The US sanctions had earlier attacked Huawei using its dominant position on software. Google’s Android powers most of China’s mobile phones as it does most of its non-Apple mobile phones. In semiconductor chips, today ARM processors have a leading position, with most companies that require advanced processors switching over from Intel to ARM. ARM, a UK based company but owned by SoftBank of Japan, does not manufacture chips themselves but provide designs for cores that go into processors. These are then licensed to companies like Huawei, Qualcomm, Samsung and Apple, who then design their processors based on 2,4, or 8 ARM cores and get it manufactured in silicon foundries. These processors power mobile network equipment, the mobile phone or the laptop of different manufacturers.

The silicon foundries that manufacture the actual processor chips from designs of Huawei, Samsung or Apple, are silicon foundries like Taiwan Silicon Manufacturing Company (TSMC), the largest in the world with 48 per cent of the global market. Samsung also has high capacity silicon foundry with 20 per cent of the global market. It uses the captive facility for its needs but also for other manufacturers. China has the fifth largest silicon foundry in the world, Semiconductor Manufacturing International Corporation (SMIC), but it is only one-tenth the size of TSMC. Only TSMC and Samsung have 7 nanometre technology (transistor size in the chips), while SMIC has currently a 14 nanometre technology.

The earlier US attack on Huawei and China banning US software meant that Huawei had to change over from Android and various apps that rode on top of the Android system in Google’s app store. It had anticipated this attack and created its own operating system, HarmonyOS and its own app store. How its users would cope without the Google play store, remains to be seen. It would depend on whether the app developers switch to Huawei in large enough numbers and the quality of Chinese app makers who have already proven themselves in the Chinese market.

It was initially thought that ARM processors would not be available for Huawei in the future. This raised a question mark over Huawei’s equipment, as it depends on the ARM processors for networking equipment, mobile phones to laptops. ARM initially suspended all future sales of its processors to Huawei as the US claimed that it has more than 25 per cent US content and therefore fell within US sanctions regime. Subsequently, ARM has come to the conclusion that its US content is less than 25 per cent and therefore not subject to US sanctions.

This is what precipitated the new sanctions that the US has imposed, that any equipment of US origin, if it is used to produce components or systems for Huawei also comes within its sanctions regime.  TSMC uses US origin machines for its manufacture of chips. Samsung has a mix of US, and non US machines for its fabrication lines and could, if it wanted, switch at least some of these lines to use only non-US machines for its fabrication. This leaves a window for Huawei to beat the US sanctions, provided Samsung is willing to partner Huawei.

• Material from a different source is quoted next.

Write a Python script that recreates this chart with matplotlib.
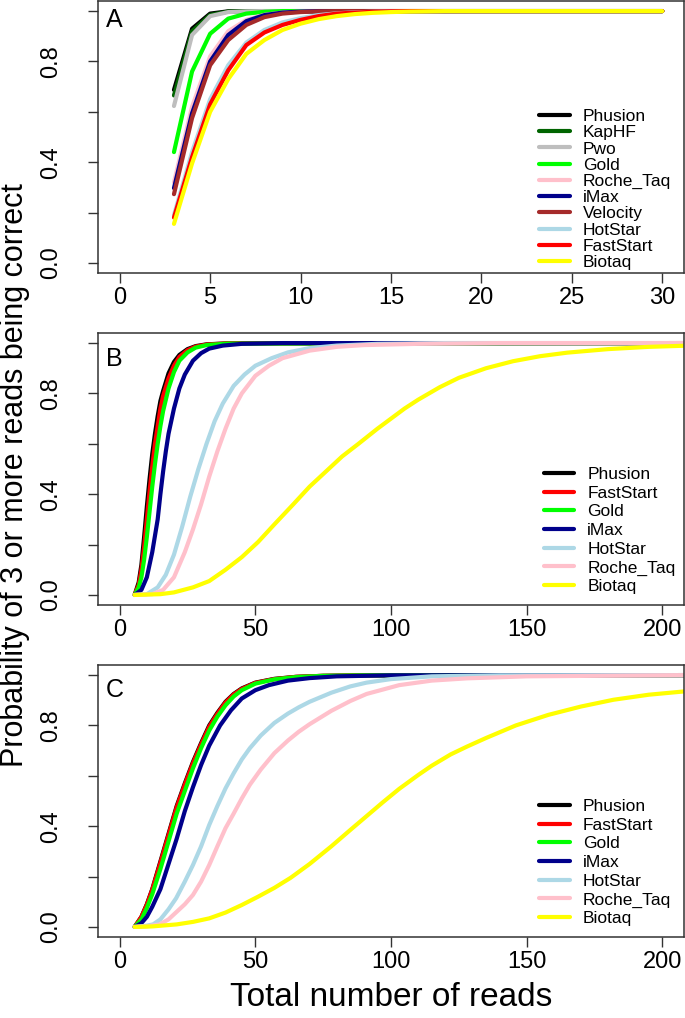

If Huawei has to depend on only domestic sources, it is going to take a hit on its future production. It has a stockpile of possibly 12-18 months of fabricated chips, so this is the time window it has for a new supplier or use a less dense – 10 or 14 nanometre – technology..

For the 5G market, the 7 nanometre fabrication may not be the decider. Huawei has a significant lead in radios and antennas that are the key components in the 5G network. The 5G networks depend on what are called Massively Multi-input Multi-output (MIMO) antennas, where Huawei is streets ahead of others. This, more than processor size, may decide the technical advantage of Huawei’s offerings. Nokia and Ericsson are using Intel chips which are no match for ARM processors. And with Huawei’s support, China’s SMIC may be able to switch to a 10 nanometre technology quickly, shortening the gap between its processors and that of others.

Huawei has still some cards to play, one of which is ceding the high end mobile phone market to Samsung for access to chip fabrication. And Huawei is virtually the only player in the world who can provide a complete 5G solution and install it much faster than others. Its home market currently is bigger than all other 5G markets in the world combined, with which it can power its growth.

It is certainly not game over for Huawei as many other tech analysts are concluding. They have already pronounced game over twice, once over Google’s Android system denial, later on ARM processor ban. With this ban, while the US has secured some temporary advantage for other western players, but also created an incentive for most manufacturers outside the US to move away from US equipment.

So it is very much game on for Huawei and China in the tech war. It is the larger forces of political economy that will decide this war. Like any other war, it is not one battle in one arena that will decide the war. The 5G is only one battle theatre, there are many other battlefields that will decide the future of this war. And in many of those, China holds the cards.